Fulacht fia, Reandallane, Co. Cork
Co. Cork |
Settlement Sites
In a pasture field in north Cork, roughly 140 metres north of a stream, a low circular mound sits in the grass, overgrown and barely sixty centimetres high.
Most people who walked past it would take it for a natural rise in the ground. It is, in fact, the remains of a fulacht fia, one of the most common yet least understood monument types in the Irish archaeological landscape.

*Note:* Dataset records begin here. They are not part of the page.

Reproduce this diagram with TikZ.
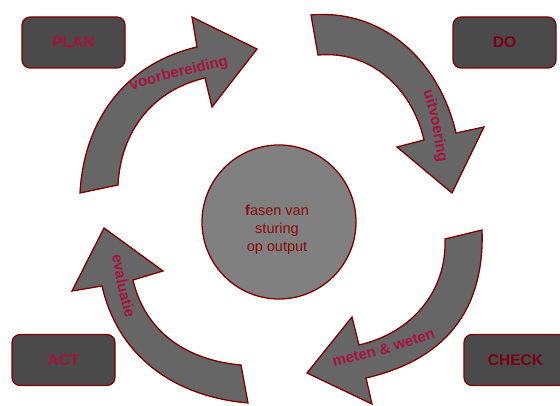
\documentclass[tikz,border=0pt]{standalone}
\usepackage{fontspec}
\setmainfont{Liberation Sans}
\usetikzlibrary{decorations.text}

\definecolor{edge}{HTML}{800000}
\definecolor{shaft}{HTML}{666666}
\definecolor{hubgray}{HTML}{808080}
\definecolor{boxfill}{HTML}{4A4A4A}
\definecolor{redA}{HTML}{A8123E}
\definecolor{redB}{HTML}{7C0012}
\definecolor{hubtext}{HTML}{8B0A0A}

\newcommand\arclabelfont{\fontsize{15}{18}\selectfont\bfseries\color{redA}}

\begin{document}
\begin{tikzpicture}[x=1pt,y=1pt,
  phase/.style={draw=edge, line width=1.2pt, fill=boxfill, rounded corners=8pt,
    minimum width=103pt, minimum height=51pt, inner sep=0pt,
    font=\fontsize{15.5}{18}\selectfont\bfseries},
  bendarrow/.style={draw=edge, line width=1.3pt, fill=shaft, line join=miter},
  arclabel/.style={decorate, decoration={text along path, text align=center,
    text={|\arclabelfont|#1}}}
]
\useasboundingbox (0,0) rectangle (560,406);
\clip (0,0) rectangle (560,406);

% phase boxes in the corners
\node[phase, text=redA] (plan)  at (73.5,363.5) {PLAN};
\node[phase, text=redB] (do)    at (504.5,363.5) {DO};
\node[phase, text=redA] (act)   at (63.5,46) {ACT};
\node[phase, text=redB] (check) at (515.5,46) {CHECK};

% central disc
\node[circle, draw=edge, fill=hubgray, line width=1.3pt, minimum size=154pt,
  inner sep=0pt] (hub) at (279,184) {};
\node[align=center, text=hubtext, font=\fontsize{14.5}{18}\selectfont]
  (hublabel) at ([xshift=-2pt,yshift=-8pt]hub.center)
  {\textbf{f}asen van\\sturing\\op output};

% curved block arrows around the disc
\draw[bendarrow] (80,213) -- (118,221) to[out=87,in=193] (205,328)
  -- (212,299) -- (257,357) -- (192,389) -- (197,359)
  to[out=193,in=87] (80,213) -- cycle;
\draw[bendarrow] (311,391) -- (318,351) to[out=5,in=103] (424,266)
  -- (397,259) -- (452,213) -- (484,279) -- (456,273)
  to[out=103,in=5] (311,391) -- cycle;
\draw[bendarrow] (482,176) -- (445,167) to[out=-88,in=13] (359,61)
  -- (352,89) -- (307,33) -- (372,2) -- (366,28)
  to[out=13,in=-88,looseness=1.1] (482,176) -- cycle;
\draw[bendarrow] (248,3) -- (241,41) to[out=175,in=-77] (133,126)
  -- (163,135) -- (104,178) -- (72,115) -- (102,120)
  to[out=-77,in=175] (248,3) -- cycle;

% labels along the arrows
\path[arclabel={voorbereiding}] (117,310.5) to[out=20,in=194] (243.6,344.4);
\path[arclabel={uitvoering}] (420,324) to[out=-70,in=100] (440,233);
\path[arclabel={meten {\&} weten}] (320,36) to[out=13,in=200] (449,73);
\path[arclabel={evaluatie}] (110,163) to[out=-80,in=110] (130,76);
\end{tikzpicture}
\end{document}
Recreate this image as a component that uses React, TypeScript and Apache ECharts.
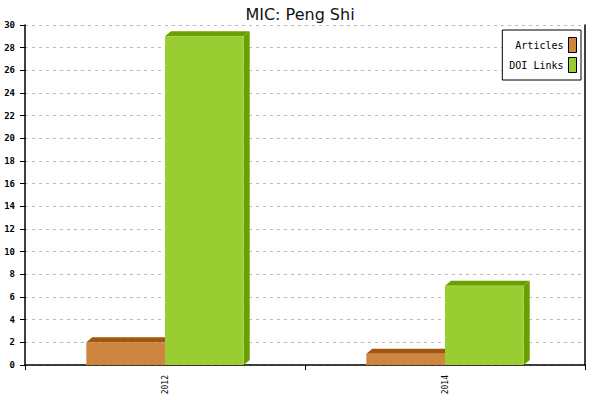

Fulachtaí fia are found in their thousands across Ireland, typically close to water sources, and this example in Reandallane fits the pattern precisely. The mound is composed of burnt material, the characteristic dark, crumbly residue of fire-cracked stone. The general interpretation is that these sites were used for cooking, most likely by heating stones in a fire and dropping them into a water-filled trough to bring the water to boiling point. The proximity to a stream would have made a ready supply of water available. Most examples date to the Bronze Age, though some have been found with earlier or later activity. The exact social context remains debated; some archaeologists have proposed uses beyond cooking, including bathing or textile processing, though no single interpretation has won universal acceptance. What is consistent is the physical signature: a horseshoe or circular mound of blackened, shattered stone surrounding what was once a wooden or stone-lined trough.